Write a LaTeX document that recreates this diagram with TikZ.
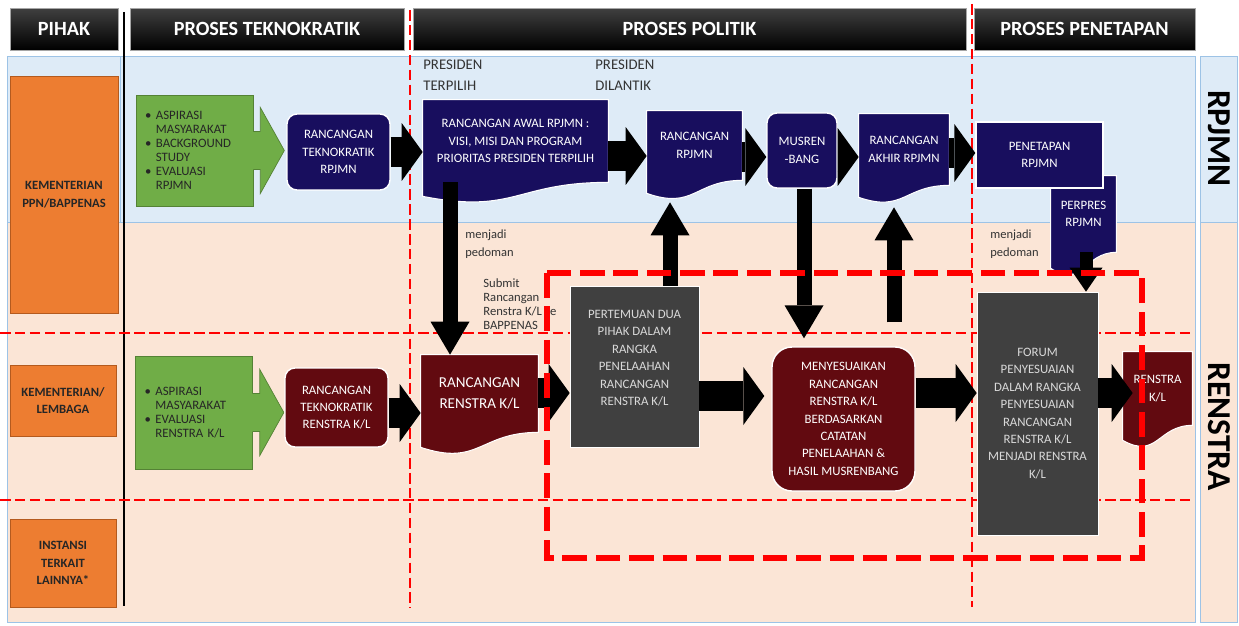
\documentclass[tikz,border=0pt]{standalone}
\usepackage{fontspec}
\setmainfont{Carlito}
\usepackage{tikz}
\usetikzlibrary{calc, arrows.meta, positioning}
\usepackage{xcolor}

\definecolor{navy}{RGB}{24,14,94}
\definecolor{maroon}{RGB}{98,10,16}
\definecolor{slate}{RGB}{64,64,64}
\definecolor{leaf}{RGB}{112,173,71}
\definecolor{leafline}{RGB}{84,130,53}
\definecolor{orng}{RGB}{237,125,49}
\definecolor{orngline}{RGB}{180,90,30}
\definecolor{skyband}{RGB}{222,235,247}
\definecolor{peachband}{RGB}{251,229,214}
\definecolor{bandline}{RGB}{157,195,230}
\definecolor{dashred}{RGB}{255,0,0}

\newcommand{\bul}{\makebox[6.2pt][l]{\textbullet}}
\newcommand{\nob}{\hspace*{6.2pt}}

% wavy bottom of a document shape
\newcommand{\docwave}[3]{%
	\fill[#2] ($(#1.south east)+(0,-1)$) -- (#1.south east) .. controls (#1.south) and ($(#1.south)+(0,2.3*#3)$) .. ($(#1.south west)+(0,#3)$) -- ($(#1.south west)+(0,-1)$) -- cycle;
	\draw[white, semithick] (#1.north west) -- (#1.north east) -- (#1.south east) .. controls (#1.south) and ($(#1.south)+(0,2.3*#3)$) .. ($(#1.south west)+(0,#3)$) -- cycle;}

% arrow part of the green boxes
\newcommand{\leaftip}[1]{%
	\fill[leaf] ($(#1.east)+(-1,-19)$) -- ++(8,0) -- ++(0,-24) -- ($(#1.east)+(31,0)$) -- ($(#1.east)+(7,43)$) -- ++(0,-24) -- ($(#1.east)+(-1,19)$) -- cycle;
	\draw[leafline] ($(#1.east)+(0,-19)$) -- ++(7,0) -- ++(0,-24) -- ($(#1.east)+(31,0)$) -- ($(#1.east)+(7,43)$) -- ++(0,-24) -- ($(#1.east)+(0,19)$);}

\begin{document}
\begin{tikzpicture}[x = 0.02cm, y = -0.02cm, font = \fontsize{7.3}{9.9}\selectfont]
			\tikzstyle{banner} = [draw=black!35, top color=black!75, bottom color=black, text=white, font=\fontsize{11.5}{13}\selectfont\bfseries, minimum height=0.84cm, inner sep=0]
			\tikzstyle{party} = [draw=orngline, fill=orng, text=black!85, font=\fontsize{7.2}{10}\selectfont\bfseries, align=center, inner sep=0]
			\tikzstyle{leafbox} = [draw=leafline, fill=leaf, text=black!85, font=\fontsize{7.3}{8}\selectfont, align=left, text width=1.98cm, inner xsep=0.18cm, inner ysep=0]
			\tikzstyle{navyround} = [draw=white, thick, fill=navy, text=white, align=center, rounded corners=0.2cm, inner sep=0]
			\tikzstyle{maroonround} = [navyround, fill=maroon]
			\tikzstyle{doc} = [text=white, align=center, inner sep=0]
			\tikzstyle{slatebox} = [draw=white, fill=slate, text=white!85!black, align=center, inner sep=0]
			\tikzstyle{remark} = [text=black!80, align=left, anchor=west, inner sep=0]
			\tikzstyle{sidelabel} = [font=\fontsize{19}{20}\selectfont\bfseries, rotate=-90]
			\tikzstyle{fatarrow} = [line width=0.6cm, -{Triangle[length=0.42cm, width=1.16cm, line width=0pt]}]
			\tikzstyle{slimarrow} = [line width=0.3cm, -{Triangle[length=0.66cm, width=0.78cm, line width=0pt]}]
			\tikzstyle{smallarrow} = [line width=0.26cm, -{Triangle[length=0.48cm, width=0.66cm, line width=0pt]}]
			\tikzstyle{thinred} = [draw=dashred, line width=1.6pt, dash pattern=on 6pt off 2.5pt]
			\tikzstyle{thickred} = [draw=dashred, line width=3.4pt, dash pattern=on 14pt off 5pt]

			\useasboundingbox (0, 0) rectangle (1239, 625);

			\fill[skyband] 		(7, 56) rectangle (1195, 222);
			\fill[peachband] 	(7, 222) rectangle (1195, 622);
			\fill[skyband] 		(1200, 56) rectangle (1237, 222);
			\fill[peachband] 	(1200, 222) rectangle (1237, 622);
			\draw[bandline] (7, 56) rectangle (120, 222) (120, 56) rectangle (1195, 222) (7, 222) rectangle (1195, 622)
				(1200, 56) rectangle (1237, 222) (1200, 222) rectangle (1237, 622);

			\draw[line width=1.7pt] (124, 12) -- (124, 606);
			\draw[thinred] (410, 10) -- (410, 608) (972, 4) -- (972, 607) (0, 333) -- (1190, 333) (0, 500) -- (1190, 500);

			\node[banner, minimum width=2.16cm] 	at (64, 29) 		(hPihak) 	{PIHAK};
			\node[banner, minimum width=5.48cm] 	at (267, 29) 		(hTekno) 	{PROSES TEKNOKRATIK};
			\node[banner, minimum width=11.06cm] 	at (689.5, 29) 		(hPolitik) 	{PROSES POLITIK};
			\node[banner, minimum width=4.42cm] 	at (1084.5, 29) 	(hTetap) 	{PROSES PENETAPAN};

			\node[party, minimum width=2.16cm, minimum height=4.74cm] 	at (64, 194.5) 	(pBappenas) 	{KEMENTERIAN\\PPN/BAPPENAS};
			\node[party, minimum width=2.12cm, minimum height=1.42cm] 	at (63, 400.5) 	(pKL) 			{KEMENTERIAN/\\LEMBAGA};
			\node[party, minimum width=2.12cm, minimum height=1.76cm] 	at (63, 563) 	(pLain) 		{INSTANSI\\TERKAIT\\LAINNYA*};

			\node[leafbox, minimum height=2.22cm] 	at (194.5, 150.5) 	(lRpjmn) 	{\bul ASPIRASI\\\nob MASYARAKAT\\\bul BACKGROUND\\\nob STUDY\\\bul EVALUASI\\\nob RPJMN};
			\leaftip{lRpjmn}
			\node[leafbox, minimum height=2.26cm] 	at (194, 412.5) 	(lRenstra) 	{\bul ASPIRASI\\\nob MASYARAKAT\\\bul EVALUASI\\\nob RENSTRA K/L};
			\leaftip{lRenstra}

			\node[navyround, minimum width=2.06cm, minimum height=1.52cm] 	at (338.5, 152) 	(nTekRpjmn) 	{RANCANGAN\\TEKNOKRATIK\\RPJMN};
			\node[doc, fill=navy, minimum width=3.7cm, minimum height=1.64cm] 	at (515.5, 141) 	(nAwal) 	{RANCANGAN AWAL RPJMN :\\VISI, MISI DAN PROGRAM\\PRIORITAS PRESIDEN TERPILIH};
			\docwave{nAwal}{navy}{14}
			\node[doc, fill=navy, minimum width=1.9cm, minimum height=1.38cm] 	at (694.5, 145.5) 	(nRpjmn) 	{RANCANGAN\\RPJMN};
			\docwave{nRpjmn}{navy}{13}
			\node[navyround, minimum width=1.4cm, minimum height=1.5cm] 	at (802, 150.5) 	(nMusren) 	{MUSREN\\-BANG};
			\node[doc, fill=navy, minimum width=1.8cm, minimum height=1.42cm] 	at (904, 149.5) 	(nAkhir) 	{RANCANGAN\\AKHIR RPJMN};
			\docwave{nAkhir}{navy}{12}
			\node[doc, fill=navy, minimum width=1.3cm, minimum height=1.52cm] 	at (1083.5, 214) 	(nPerpres) 	{PERPRES\\RPJMN};
			\docwave{nPerpres}{navy}{16}
			\node[navyround, sharp corners, minimum width=2.54cm, minimum height=1.32cm] 	at (1039.5, 155) 	(nTetap) 	{PENETAPAN\\RPJMN};

			\node[maroonround, minimum width=2.06cm, minimum height=1.58cm] 	at (336.5, 407.5) 	(mTekRenstra) 	{RANCANGAN\\TEKNOKRATIK\\RENSTRA K/L};
			\node[doc, fill=maroon, font=\fontsize{8.6}{12}\selectfont, minimum width=2.34cm, minimum height=1.54cm] 	at (479.5, 393.5) 	(mRenstra) 	{RANCANGAN\\RENSTRA K/L};
			\docwave{mRenstra}{maroon}{15}
			\node[slatebox, minimum width=2.58cm, minimum height=3.22cm] 	at (634.5, 366.5) 	(sTemu) 	{PERTEMUAN DUA\\PIHAK DALAM\\RANGKA\\PENELAAHAN\\RANCANGAN\\RENSTRA K/L\\\mbox{}};
			\node[maroonround, rounded corners=0.4cm, minimum width=2.86cm, minimum height=2.88cm] 	at (843.5, 419) 	(mSesuai) 	{MENYESUAIKAN\\RANCANGAN\\RENSTRA K/L\\BERDASARKAN\\CATATAN\\PENELAAHAN \&\\HASIL MUSRENBANG};
			\node[slatebox, minimum width=2.42cm, minimum height=4.86cm] 	at (1037.5, 413.5) 	(sForum) 	{FORUM\\PENYESUAIAN\\DALAM RANGKA\\PENYESUAIAN\\RANCANGAN\\RENSTRA K/L\\MENJADI RENSTRA\\K/L};
			\node[doc, fill=maroon, minimum width=1.38cm, minimum height=1.46cm] 	at (1157.5, 388.5) 	(mRenstraAkhir) 	{RENSTRA\\K/L};
			\docwave{mRenstraAkhir}{maroon}{15}

			\node[remark, font=\fontsize{8.4}{12}\selectfont] 	at (423, 75.5) 	(tTerpilih) 	{PRESIDEN\\TERPILIH};
			\node[remark, font=\fontsize{8.4}{12}\selectfont] 	at (595, 75.5) 	(tDilantik) 	{PRESIDEN\\DILANTIK};
			\node[remark, font=\fontsize{7.1}{10}\selectfont] 	at (465, 244) 	(tPedomanA) 	{menjadi\\pedoman};
			\node[remark, font=\fontsize{7.2}{8}\selectfont] 	at (483, 304) 	(tSubmit) 		{Submit\\Rancangan\\Renstra K/L ke\\BAPPENAS};
			\node[remark, font=\fontsize{7.1}{10}\selectfont] 	at (990, 244) 	(tPedomanB) 	{menjadi\\pedoman};

			\node[sidelabel] 	at (1219, 138.5) 	(sdRpjmn) 		{RPJMN};
			\node[sidelabel] 	at (1219, 426.5) 	(sdRenstra) 	{RENSTRA};

			\path[fatarrow]
			(nTekRpjmn.east) 			edge 						(nTekRpjmn.east -| nAwal.west)
			(nAwal.east |- 0,156) 		edge 						(nRpjmn.west |- 0,156)
			(nRpjmn.east |- 0,157) 		edge 						(nMusren.west |- 0,157)
			(nMusren.east |- 0,157) 	edge 						(nAkhir.west |- 0,157)
			(nAkhir.east |- 0,153) 		edge 						(nTetap.west |- 0,153)
			(mTekRenstra.east |- 0,413) edge 						(mRenstra.west |- 0,413)
			(mRenstra.east |- 0,393) 	edge 						(sTemu.west |- 0,393)
			(sTemu.east |- 0,396) 		edge[shorten >=0.14cm] 		(mSesuai.west |- 0,396)
			(mSesuai.east |- 0,393) 	edge 						(sForum.west |- 0,393)
			(sForum.east |- 0,393) 		edge[shorten >=-0.2cm] 		(mRenstraAkhir.west |- 0,393);

			\path[slimarrow]
			(nAwal.south -| 450,0) 		edge 											(mRenstra.north -| 450,0)
			(sTemu.north -| 670,0) 		edge[shorten >=0.44cm] 							(nRpjmn.south -| 670,0)
			(nMusren.south -| 804,0) 	edge[shorten >=0.16cm] 							(mSesuai.north -| 804,0)
			(mSesuai.north -| 894,0) 	edge[shorten <=0.48cm, shorten >=0.44cm] 		(nAkhir.south -| 894,0);

			\path[smallarrow]
			(nPerpres.south -| 1086,0) 	edge 	(sForum.north -| 1086,0);

			\draw[thickred] (547, 273) rectangle (1142, 558);
		\end{tikzpicture}
\end{document}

■ ■ ■ ■ ■ ■ ■

▶ Exercise goal
From the first line of the listing above, repeat every line through the one holding "($(#1.east)+(0,-19)$) -- ++(7,0)". Both ends count, and pictures stay out.

▶ Answer to the exercise
Write a LaTeX document that recreates this diagram with TikZ.
\documentclass[tikz,border=0pt]{standalone}
\usepackage{fontspec}
\setmainfont{Carlito}
\usepackage{tikz}
\usetikzlibrary{calc, arrows.meta, positioning}
\usepackage{xcolor}

\definecolor{navy}{RGB}{24,14,94}
\definecolor{maroon}{RGB}{98,10,16}
\definecolor{slate}{RGB}{64,64,64}
\definecolor{leaf}{RGB}{112,173,71}
\definecolor{leafline}{RGB}{84,130,53}
\definecolor{orng}{RGB}{237,125,49}
\definecolor{orngline}{RGB}{180,90,30}
\definecolor{skyband}{RGB}{222,235,247}
\definecolor{peachband}{RGB}{251,229,214}
\definecolor{bandline}{RGB}{157,195,230}
\definecolor{dashred}{RGB}{255,0,0}

\newcommand{\bul}{\makebox[6.2pt][l]{\textbullet}}
\newcommand{\nob}{\hspace*{6.2pt}}

% wavy bottom of a document shape
\newcommand{\docwave}[3]{%
	\fill[#2] ($(#1.south east)+(0,-1)$) -- (#1.south east) .. controls (#1.south) and ($(#1.south)+(0,2.3*#3)$) .. ($(#1.south west)+(0,#3)$) -- ($(#1.south west)+(0,-1)$) -- cycle;
	\draw[white, semithick] (#1.north west) -- (#1.north east) -- (#1.south east) .. controls (#1.south) and ($(#1.south)+(0,2.3*#3)$) .. ($(#1.south west)+(0,#3)$) -- cycle;}

% arrow part of the green boxes
\newcommand{\leaftip}[1]{%
	\fill[leaf] ($(#1.east)+(-1,-19)$) -- ++(8,0) -- ++(0,-24) -- ($(#1.east)+(31,0)$) -- ($(#1.east)+(7,43)$) -- ++(0,-24) -- ($(#1.east)+(-1,19)$) -- cycle;
	\draw[leafline] ($(#1.east)+(0,-19)$) -- ++(7,0) -- ++(0,-24) -- ($(#1.east)+(31,0)$) -- ($(#1.east)+(7,43)$) -- ++(0,-24) -- ($(#1.east)+(0,19)$);}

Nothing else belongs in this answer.